--- begin Data lines ---

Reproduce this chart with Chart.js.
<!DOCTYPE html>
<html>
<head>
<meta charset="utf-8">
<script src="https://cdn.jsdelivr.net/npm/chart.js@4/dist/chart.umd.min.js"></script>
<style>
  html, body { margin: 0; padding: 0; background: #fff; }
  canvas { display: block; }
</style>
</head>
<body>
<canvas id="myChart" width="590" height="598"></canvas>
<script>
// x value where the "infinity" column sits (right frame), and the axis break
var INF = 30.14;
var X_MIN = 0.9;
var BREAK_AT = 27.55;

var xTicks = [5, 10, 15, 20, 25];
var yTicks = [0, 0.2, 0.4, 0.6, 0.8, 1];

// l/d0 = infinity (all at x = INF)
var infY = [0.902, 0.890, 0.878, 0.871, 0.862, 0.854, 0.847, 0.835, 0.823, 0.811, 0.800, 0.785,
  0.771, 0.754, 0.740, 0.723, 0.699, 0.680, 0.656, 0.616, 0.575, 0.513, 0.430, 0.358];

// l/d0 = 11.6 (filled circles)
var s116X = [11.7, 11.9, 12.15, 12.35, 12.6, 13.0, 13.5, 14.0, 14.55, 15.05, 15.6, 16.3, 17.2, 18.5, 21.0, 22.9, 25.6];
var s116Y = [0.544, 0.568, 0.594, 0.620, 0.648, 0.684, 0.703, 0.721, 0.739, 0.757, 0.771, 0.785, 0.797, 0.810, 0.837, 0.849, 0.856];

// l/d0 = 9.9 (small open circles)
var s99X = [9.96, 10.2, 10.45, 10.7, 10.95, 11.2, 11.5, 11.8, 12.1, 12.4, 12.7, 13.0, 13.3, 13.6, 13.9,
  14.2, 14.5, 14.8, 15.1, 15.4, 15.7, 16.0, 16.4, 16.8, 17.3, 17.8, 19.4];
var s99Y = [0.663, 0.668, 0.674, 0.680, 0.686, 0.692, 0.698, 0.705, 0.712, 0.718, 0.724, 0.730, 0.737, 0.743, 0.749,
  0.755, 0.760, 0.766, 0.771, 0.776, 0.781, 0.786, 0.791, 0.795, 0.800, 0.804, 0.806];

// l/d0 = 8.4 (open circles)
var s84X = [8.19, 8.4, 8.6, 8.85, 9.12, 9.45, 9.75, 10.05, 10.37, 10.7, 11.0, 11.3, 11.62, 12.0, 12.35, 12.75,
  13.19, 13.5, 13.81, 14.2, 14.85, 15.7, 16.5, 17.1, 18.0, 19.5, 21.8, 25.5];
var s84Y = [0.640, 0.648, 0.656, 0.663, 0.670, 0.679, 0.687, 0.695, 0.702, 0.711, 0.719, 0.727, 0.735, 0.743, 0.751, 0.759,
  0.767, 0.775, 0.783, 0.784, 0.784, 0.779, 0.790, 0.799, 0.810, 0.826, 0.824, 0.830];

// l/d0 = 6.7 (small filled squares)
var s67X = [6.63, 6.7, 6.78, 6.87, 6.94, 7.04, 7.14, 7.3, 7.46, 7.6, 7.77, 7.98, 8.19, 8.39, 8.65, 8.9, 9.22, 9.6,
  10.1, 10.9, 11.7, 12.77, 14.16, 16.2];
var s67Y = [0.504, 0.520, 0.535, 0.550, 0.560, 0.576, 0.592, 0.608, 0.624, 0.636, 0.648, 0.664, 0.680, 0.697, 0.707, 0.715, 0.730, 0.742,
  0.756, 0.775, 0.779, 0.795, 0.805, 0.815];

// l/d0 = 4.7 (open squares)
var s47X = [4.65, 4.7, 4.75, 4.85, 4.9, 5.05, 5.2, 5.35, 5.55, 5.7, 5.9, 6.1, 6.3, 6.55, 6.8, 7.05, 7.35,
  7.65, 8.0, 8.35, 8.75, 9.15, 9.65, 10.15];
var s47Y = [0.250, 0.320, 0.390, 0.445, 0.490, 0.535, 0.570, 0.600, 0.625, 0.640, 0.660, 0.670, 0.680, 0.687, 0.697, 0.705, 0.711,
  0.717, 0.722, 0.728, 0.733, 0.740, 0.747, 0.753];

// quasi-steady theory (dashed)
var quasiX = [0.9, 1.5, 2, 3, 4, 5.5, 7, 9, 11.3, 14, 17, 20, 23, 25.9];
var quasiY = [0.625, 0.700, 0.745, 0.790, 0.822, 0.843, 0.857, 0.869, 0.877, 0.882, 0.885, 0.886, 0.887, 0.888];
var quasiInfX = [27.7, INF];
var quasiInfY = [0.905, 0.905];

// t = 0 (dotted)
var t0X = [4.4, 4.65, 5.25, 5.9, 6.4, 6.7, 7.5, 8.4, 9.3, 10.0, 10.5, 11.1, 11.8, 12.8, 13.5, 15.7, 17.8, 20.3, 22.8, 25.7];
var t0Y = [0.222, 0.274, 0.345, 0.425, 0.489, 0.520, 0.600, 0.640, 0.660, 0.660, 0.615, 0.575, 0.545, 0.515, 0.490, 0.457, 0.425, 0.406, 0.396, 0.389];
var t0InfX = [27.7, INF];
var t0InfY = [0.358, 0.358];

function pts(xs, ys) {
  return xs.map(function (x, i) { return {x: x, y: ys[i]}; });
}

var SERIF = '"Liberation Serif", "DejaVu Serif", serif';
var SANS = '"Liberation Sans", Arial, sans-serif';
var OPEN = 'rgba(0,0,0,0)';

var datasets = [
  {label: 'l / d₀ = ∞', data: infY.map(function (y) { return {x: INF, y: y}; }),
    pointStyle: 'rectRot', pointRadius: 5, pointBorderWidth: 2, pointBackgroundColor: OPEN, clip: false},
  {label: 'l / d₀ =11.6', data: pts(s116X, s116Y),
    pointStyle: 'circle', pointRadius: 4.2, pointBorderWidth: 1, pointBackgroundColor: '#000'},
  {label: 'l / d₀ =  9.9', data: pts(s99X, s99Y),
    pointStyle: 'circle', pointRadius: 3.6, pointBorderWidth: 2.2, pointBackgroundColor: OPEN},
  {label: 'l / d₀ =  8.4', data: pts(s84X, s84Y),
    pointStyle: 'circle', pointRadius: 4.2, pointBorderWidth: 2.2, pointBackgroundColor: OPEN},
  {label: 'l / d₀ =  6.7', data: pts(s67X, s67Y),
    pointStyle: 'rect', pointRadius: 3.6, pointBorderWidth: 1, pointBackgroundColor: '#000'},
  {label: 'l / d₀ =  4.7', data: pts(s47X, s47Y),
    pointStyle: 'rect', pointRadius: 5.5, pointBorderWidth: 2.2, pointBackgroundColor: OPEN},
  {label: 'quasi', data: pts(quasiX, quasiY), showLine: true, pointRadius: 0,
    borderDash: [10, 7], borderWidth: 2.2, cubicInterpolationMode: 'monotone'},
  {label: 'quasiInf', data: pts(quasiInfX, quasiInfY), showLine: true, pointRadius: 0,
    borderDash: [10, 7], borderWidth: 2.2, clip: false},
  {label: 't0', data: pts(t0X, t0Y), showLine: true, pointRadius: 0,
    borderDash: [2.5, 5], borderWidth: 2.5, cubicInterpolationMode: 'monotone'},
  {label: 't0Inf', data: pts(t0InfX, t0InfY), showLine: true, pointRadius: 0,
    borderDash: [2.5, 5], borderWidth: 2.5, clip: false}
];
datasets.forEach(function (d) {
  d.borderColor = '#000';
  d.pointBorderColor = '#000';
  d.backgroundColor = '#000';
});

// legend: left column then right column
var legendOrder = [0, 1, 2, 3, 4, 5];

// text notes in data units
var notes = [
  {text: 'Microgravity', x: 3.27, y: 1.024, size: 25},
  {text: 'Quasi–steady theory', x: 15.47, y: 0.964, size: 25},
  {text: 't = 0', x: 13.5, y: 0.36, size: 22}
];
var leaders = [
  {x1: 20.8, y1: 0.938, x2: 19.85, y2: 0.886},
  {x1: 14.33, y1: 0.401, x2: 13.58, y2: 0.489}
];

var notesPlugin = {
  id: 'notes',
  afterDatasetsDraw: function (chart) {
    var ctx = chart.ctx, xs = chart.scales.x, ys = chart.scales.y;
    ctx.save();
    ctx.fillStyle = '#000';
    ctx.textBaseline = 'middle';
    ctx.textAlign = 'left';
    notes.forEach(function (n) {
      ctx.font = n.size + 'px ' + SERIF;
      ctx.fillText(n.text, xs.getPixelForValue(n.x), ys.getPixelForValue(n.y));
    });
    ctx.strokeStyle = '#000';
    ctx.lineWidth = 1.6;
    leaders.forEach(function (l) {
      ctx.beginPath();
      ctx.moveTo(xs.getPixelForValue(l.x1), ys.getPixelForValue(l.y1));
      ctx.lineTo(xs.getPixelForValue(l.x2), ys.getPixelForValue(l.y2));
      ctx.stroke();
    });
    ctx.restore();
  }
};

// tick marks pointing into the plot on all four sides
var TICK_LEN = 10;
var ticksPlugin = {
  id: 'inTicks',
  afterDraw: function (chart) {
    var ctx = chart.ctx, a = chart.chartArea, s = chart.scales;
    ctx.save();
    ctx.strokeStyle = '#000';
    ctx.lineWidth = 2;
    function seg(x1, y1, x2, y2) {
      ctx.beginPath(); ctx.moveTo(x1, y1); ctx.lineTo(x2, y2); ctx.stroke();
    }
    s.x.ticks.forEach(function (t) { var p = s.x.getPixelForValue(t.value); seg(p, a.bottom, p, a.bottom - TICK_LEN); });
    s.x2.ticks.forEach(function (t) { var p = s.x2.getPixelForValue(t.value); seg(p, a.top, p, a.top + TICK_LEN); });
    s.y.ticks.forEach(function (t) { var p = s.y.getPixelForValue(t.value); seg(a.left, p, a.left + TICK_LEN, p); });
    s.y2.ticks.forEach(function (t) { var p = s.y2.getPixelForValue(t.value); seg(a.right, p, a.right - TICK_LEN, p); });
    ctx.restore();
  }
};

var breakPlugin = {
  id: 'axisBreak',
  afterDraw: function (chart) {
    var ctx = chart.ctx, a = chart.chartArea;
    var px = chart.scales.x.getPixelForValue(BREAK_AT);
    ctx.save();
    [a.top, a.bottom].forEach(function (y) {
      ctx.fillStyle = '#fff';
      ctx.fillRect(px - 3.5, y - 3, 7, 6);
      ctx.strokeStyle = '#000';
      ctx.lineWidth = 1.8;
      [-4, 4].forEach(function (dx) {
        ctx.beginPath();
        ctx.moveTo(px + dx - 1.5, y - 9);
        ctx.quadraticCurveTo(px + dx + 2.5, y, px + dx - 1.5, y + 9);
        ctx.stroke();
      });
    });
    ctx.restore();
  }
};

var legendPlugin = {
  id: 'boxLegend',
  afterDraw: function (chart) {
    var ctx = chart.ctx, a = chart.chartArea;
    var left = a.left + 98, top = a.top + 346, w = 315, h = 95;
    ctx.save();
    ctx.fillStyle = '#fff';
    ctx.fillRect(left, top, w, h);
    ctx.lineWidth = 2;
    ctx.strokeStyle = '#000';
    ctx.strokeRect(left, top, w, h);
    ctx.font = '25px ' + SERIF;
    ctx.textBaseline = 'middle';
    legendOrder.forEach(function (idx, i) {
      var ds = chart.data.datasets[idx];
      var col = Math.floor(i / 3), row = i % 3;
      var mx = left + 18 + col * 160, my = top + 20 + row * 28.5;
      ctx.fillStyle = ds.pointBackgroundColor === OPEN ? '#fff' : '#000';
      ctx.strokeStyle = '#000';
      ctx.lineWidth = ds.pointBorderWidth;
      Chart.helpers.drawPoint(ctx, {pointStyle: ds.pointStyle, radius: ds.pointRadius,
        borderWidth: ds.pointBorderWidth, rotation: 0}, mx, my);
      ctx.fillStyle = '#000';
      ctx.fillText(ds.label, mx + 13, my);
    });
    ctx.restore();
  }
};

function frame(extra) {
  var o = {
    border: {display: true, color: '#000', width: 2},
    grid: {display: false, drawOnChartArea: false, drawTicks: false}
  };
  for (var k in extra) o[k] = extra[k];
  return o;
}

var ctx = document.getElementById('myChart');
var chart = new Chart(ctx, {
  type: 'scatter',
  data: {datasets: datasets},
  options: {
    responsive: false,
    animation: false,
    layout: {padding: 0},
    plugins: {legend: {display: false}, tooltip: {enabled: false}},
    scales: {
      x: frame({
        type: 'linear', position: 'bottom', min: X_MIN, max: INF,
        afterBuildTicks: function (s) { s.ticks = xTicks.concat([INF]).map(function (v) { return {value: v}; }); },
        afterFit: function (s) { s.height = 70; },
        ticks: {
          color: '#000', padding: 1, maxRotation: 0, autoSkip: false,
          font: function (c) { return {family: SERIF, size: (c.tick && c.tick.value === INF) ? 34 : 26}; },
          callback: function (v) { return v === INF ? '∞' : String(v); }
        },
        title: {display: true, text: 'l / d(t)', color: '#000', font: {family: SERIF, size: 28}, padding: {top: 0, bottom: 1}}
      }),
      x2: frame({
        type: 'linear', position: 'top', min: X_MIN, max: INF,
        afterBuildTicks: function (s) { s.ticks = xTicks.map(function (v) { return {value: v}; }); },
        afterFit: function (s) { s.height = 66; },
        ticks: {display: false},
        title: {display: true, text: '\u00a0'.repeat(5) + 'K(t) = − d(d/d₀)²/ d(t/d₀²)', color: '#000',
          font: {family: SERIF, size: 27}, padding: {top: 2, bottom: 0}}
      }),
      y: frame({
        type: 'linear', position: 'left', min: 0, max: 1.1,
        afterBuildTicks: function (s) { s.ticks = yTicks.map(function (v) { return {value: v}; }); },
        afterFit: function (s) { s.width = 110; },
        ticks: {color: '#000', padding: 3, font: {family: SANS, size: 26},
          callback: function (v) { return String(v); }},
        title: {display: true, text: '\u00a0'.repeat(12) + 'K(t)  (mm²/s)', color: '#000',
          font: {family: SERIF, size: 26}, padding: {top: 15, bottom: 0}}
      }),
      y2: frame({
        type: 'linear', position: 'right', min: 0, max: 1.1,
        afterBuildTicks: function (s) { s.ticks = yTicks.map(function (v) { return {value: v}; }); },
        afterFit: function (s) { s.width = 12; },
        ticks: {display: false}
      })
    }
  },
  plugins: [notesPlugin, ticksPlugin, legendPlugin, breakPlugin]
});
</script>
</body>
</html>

--- end Data lines ---

Problem to work on
The lines from the top of the data above down to the line containing "var yTicks = [0, 0.2, 0.4, 0.6, 0.8, 1];" are to be copied exactly; no other line should appear.

Response
Reproduce this chart with Chart.js.
<!DOCTYPE html>
<html>
<head>
<meta charset="utf-8">
<script src="https://cdn.jsdelivr.net/npm/chart.js@4/dist/chart.umd.min.js"></script>
<style>
  html, body { margin: 0; padding: 0; background: #fff; }
  canvas { display: block; }
</style>
</head>
<body>
<canvas id="myChart" width="590" height="598"></canvas>
<script>
// x value where the "infinity" column sits (right frame), and the axis break
var INF = 30.14;
var X_MIN = 0.9;
var BREAK_AT = 27.55;

var xTicks = [5, 10, 15, 20, 25];
var yTicks = [0, 0.2, 0.4, 0.6, 0.8, 1];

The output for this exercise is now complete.